### [WORK TO COMPLETE]
Your task is to quote the listing below exactly, beginning with its first line and ending on the line bearing "calc_y_70, calc_y_75, calc_y_80, calc_y_85, calc_y_90]".

========================================================================

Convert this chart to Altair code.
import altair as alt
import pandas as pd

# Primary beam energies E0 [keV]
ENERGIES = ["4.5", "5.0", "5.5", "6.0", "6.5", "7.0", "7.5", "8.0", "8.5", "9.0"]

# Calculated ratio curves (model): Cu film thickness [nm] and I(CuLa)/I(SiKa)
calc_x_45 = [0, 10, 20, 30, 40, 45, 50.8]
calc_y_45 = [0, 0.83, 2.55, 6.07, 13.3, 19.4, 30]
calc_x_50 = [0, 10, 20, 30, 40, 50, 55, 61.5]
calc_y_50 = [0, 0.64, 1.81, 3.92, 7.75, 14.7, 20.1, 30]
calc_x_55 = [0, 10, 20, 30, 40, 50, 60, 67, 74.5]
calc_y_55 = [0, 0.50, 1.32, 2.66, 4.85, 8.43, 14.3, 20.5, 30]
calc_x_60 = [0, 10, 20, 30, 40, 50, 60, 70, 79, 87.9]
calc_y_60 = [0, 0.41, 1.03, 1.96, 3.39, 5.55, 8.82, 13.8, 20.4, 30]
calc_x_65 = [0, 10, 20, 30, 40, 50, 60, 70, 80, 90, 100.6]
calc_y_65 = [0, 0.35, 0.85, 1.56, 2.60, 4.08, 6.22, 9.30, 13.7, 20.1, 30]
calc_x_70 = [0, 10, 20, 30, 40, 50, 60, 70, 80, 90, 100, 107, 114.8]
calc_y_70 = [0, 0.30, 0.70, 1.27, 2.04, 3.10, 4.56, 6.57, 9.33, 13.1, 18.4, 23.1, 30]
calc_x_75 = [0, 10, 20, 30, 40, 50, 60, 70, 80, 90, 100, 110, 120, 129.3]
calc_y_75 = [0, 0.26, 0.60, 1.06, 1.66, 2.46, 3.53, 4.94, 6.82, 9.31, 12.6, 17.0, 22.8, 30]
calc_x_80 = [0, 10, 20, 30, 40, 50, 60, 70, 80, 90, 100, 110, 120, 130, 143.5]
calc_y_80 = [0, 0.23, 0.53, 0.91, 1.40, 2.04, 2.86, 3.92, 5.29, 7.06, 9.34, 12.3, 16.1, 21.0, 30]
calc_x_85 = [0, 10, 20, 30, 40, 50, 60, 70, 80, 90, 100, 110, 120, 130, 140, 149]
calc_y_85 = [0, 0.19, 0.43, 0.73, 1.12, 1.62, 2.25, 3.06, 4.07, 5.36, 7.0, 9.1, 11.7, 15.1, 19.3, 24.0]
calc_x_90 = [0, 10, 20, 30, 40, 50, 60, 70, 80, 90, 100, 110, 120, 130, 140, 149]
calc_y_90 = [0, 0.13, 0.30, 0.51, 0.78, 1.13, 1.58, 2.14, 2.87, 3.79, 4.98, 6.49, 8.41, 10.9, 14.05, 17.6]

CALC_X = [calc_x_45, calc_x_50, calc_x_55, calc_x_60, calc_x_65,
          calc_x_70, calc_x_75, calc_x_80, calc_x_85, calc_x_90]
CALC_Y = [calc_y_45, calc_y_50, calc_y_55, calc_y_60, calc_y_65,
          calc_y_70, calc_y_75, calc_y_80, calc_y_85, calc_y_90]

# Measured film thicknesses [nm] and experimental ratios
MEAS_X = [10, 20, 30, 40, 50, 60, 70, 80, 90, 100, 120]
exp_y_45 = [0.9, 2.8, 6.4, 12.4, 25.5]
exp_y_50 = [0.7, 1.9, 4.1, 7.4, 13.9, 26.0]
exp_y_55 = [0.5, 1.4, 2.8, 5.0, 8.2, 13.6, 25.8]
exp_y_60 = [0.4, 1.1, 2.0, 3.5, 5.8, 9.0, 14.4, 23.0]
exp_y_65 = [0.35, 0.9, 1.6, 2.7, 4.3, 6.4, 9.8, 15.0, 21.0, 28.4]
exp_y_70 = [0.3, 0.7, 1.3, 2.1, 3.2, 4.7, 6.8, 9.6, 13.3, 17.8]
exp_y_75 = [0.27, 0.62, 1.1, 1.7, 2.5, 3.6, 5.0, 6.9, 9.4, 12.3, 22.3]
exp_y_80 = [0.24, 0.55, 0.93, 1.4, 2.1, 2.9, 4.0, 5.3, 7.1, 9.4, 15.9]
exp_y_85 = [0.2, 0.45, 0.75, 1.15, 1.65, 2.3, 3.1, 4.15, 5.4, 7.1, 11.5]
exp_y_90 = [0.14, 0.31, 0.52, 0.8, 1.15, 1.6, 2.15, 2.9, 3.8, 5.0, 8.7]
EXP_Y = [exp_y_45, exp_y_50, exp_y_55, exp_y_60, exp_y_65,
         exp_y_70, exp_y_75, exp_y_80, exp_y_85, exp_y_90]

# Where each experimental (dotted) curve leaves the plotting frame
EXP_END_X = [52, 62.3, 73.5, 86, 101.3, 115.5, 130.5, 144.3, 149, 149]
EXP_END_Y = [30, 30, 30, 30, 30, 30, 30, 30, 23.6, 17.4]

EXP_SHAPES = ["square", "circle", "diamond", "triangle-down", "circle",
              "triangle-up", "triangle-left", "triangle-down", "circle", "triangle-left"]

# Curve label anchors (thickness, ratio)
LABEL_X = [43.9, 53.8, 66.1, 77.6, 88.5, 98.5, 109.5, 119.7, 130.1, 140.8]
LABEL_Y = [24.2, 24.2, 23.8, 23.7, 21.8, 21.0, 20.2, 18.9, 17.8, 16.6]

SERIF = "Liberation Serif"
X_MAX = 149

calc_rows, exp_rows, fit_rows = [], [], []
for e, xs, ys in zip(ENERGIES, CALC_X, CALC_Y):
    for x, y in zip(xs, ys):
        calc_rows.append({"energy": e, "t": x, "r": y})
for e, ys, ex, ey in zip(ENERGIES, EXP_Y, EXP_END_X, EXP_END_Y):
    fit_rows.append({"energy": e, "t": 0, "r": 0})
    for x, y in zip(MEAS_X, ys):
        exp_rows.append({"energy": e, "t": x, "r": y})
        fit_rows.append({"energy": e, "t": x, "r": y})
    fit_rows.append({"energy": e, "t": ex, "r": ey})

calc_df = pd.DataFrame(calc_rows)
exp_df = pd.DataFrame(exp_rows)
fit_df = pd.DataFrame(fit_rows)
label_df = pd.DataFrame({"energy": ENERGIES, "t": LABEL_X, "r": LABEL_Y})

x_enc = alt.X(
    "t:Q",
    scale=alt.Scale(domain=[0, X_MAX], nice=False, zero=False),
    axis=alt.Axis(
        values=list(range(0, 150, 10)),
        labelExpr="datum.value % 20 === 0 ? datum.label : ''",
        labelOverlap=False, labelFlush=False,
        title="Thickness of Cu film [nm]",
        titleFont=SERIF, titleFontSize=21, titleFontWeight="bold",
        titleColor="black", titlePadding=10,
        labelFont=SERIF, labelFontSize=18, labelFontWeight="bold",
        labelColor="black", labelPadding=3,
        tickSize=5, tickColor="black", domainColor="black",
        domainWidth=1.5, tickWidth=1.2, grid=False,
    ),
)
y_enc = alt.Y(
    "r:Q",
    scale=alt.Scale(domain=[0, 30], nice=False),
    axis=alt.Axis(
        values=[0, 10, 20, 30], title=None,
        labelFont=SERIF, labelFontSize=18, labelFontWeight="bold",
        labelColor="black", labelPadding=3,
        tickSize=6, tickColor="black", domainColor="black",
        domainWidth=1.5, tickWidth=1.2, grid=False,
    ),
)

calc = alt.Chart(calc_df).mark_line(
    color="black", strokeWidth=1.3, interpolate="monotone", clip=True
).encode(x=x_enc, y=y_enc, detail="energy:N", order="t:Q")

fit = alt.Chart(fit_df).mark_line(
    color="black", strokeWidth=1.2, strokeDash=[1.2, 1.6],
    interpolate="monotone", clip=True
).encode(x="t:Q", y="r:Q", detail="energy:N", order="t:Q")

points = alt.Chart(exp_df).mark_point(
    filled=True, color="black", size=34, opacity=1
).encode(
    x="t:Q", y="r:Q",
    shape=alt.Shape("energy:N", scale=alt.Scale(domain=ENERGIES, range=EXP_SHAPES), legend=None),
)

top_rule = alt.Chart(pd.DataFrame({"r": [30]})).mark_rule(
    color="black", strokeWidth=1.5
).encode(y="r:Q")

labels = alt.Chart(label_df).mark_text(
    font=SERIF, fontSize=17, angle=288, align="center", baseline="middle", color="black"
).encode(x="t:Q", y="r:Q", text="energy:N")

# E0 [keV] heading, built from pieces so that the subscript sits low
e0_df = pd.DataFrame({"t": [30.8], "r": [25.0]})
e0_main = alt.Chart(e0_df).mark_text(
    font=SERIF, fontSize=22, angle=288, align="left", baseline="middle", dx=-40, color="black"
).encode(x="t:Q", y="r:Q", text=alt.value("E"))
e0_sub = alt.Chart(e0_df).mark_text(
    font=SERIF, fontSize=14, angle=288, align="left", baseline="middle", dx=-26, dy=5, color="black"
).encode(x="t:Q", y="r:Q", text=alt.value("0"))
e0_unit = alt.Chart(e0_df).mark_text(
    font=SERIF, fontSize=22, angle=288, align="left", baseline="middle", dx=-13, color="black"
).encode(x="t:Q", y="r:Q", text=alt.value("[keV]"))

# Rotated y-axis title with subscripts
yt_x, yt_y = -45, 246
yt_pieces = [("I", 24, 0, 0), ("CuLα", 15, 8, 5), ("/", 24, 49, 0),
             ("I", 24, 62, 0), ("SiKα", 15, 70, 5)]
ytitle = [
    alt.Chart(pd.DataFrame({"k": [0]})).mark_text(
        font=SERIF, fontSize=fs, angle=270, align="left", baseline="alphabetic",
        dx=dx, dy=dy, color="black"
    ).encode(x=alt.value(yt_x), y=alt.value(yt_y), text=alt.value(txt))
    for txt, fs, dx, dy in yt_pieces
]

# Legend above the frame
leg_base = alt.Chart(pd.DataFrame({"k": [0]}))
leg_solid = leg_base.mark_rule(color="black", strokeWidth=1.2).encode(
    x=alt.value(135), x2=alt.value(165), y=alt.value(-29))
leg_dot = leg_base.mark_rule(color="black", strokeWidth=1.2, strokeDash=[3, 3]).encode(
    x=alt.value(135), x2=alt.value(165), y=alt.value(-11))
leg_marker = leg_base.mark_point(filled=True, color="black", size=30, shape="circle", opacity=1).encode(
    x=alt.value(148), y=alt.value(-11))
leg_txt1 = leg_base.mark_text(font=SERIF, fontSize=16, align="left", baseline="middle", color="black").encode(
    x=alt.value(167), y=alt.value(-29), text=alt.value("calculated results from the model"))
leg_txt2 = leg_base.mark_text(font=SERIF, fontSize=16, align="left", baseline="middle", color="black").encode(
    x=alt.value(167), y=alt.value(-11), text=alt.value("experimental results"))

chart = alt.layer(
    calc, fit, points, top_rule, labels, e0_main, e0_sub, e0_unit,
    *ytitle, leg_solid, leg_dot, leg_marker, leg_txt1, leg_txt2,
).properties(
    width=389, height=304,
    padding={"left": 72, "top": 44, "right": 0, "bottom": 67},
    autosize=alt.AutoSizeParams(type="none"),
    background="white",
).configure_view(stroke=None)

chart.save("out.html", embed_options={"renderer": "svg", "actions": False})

========================================================================

### [WORKED SOLUTION]
Convert this chart to Altair code.
import altair as alt
import pandas as pd

# Primary beam energies E0 [keV]
ENERGIES = ["4.5", "5.0", "5.5", "6.0", "6.5", "7.0", "7.5", "8.0", "8.5", "9.0"]

# Calculated ratio curves (model): Cu film thickness [nm] and I(CuLa)/I(SiKa)
calc_x_45 = [0, 10, 20, 30, 40, 45, 50.8]
calc_y_45 = [0, 0.83, 2.55, 6.07, 13.3, 19.4, 30]
calc_x_50 = [0, 10, 20, 30, 40, 50, 55, 61.5]
calc_y_50 = [0, 0.64, 1.81, 3.92, 7.75, 14.7, 20.1, 30]
calc_x_55 = [0, 10, 20, 30, 40, 50, 60, 67, 74.5]
calc_y_55 = [0, 0.50, 1.32, 2.66, 4.85, 8.43, 14.3, 20.5, 30]
calc_x_60 = [0, 10, 20, 30, 40, 50, 60, 70, 79, 87.9]
calc_y_60 = [0, 0.41, 1.03, 1.96, 3.39, 5.55, 8.82, 13.8, 20.4, 30]
calc_x_65 = [0, 10, 20, 30, 40, 50, 60, 70, 80, 90, 100.6]
calc_y_65 = [0, 0.35, 0.85, 1.56, 2.60, 4.08, 6.22, 9.30, 13.7, 20.1, 30]
calc_x_70 = [0, 10, 20, 30, 40, 50, 60, 70, 80, 90, 100, 107, 114.8]
calc_y_70 = [0, 0.30, 0.70, 1.27, 2.04, 3.10, 4.56, 6.57, 9.33, 13.1, 18.4, 23.1, 30]
calc_x_75 = [0, 10, 20, 30, 40, 50, 60, 70, 80, 90, 100, 110, 120, 129.3]
calc_y_75 = [0, 0.26, 0.60, 1.06, 1.66, 2.46, 3.53, 4.94, 6.82, 9.31, 12.6, 17.0, 22.8, 30]
calc_x_80 = [0, 10, 20, 30, 40, 50, 60, 70, 80, 90, 100, 110, 120, 130, 143.5]
calc_y_80 = [0, 0.23, 0.53, 0.91, 1.40, 2.04, 2.86, 3.92, 5.29, 7.06, 9.34, 12.3, 16.1, 21.0, 30]
calc_x_85 = [0, 10, 20, 30, 40, 50, 60, 70, 80, 90, 100, 110, 120, 130, 140, 149]
calc_y_85 = [0, 0.19, 0.43, 0.73, 1.12, 1.62, 2.25, 3.06, 4.07, 5.36, 7.0, 9.1, 11.7, 15.1, 19.3, 24.0]
calc_x_90 = [0, 10, 20, 30, 40, 50, 60, 70, 80, 90, 100, 110, 120, 130, 140, 149]
calc_y_90 = [0, 0.13, 0.30, 0.51, 0.78, 1.13, 1.58, 2.14, 2.87, 3.79, 4.98, 6.49, 8.41, 10.9, 14.05, 17.6]

CALC_X = [calc_x_45, calc_x_50, calc_x_55, calc_x_60, calc_x_65,
          calc_x_70, calc_x_75, calc_x_80, calc_x_85, calc_x_90]
CALC_Y = [calc_y_45, calc_y_50, calc_y_55, calc_y_60, calc_y_65,
          calc_y_70, calc_y_75, calc_y_80, calc_y_85, calc_y_90]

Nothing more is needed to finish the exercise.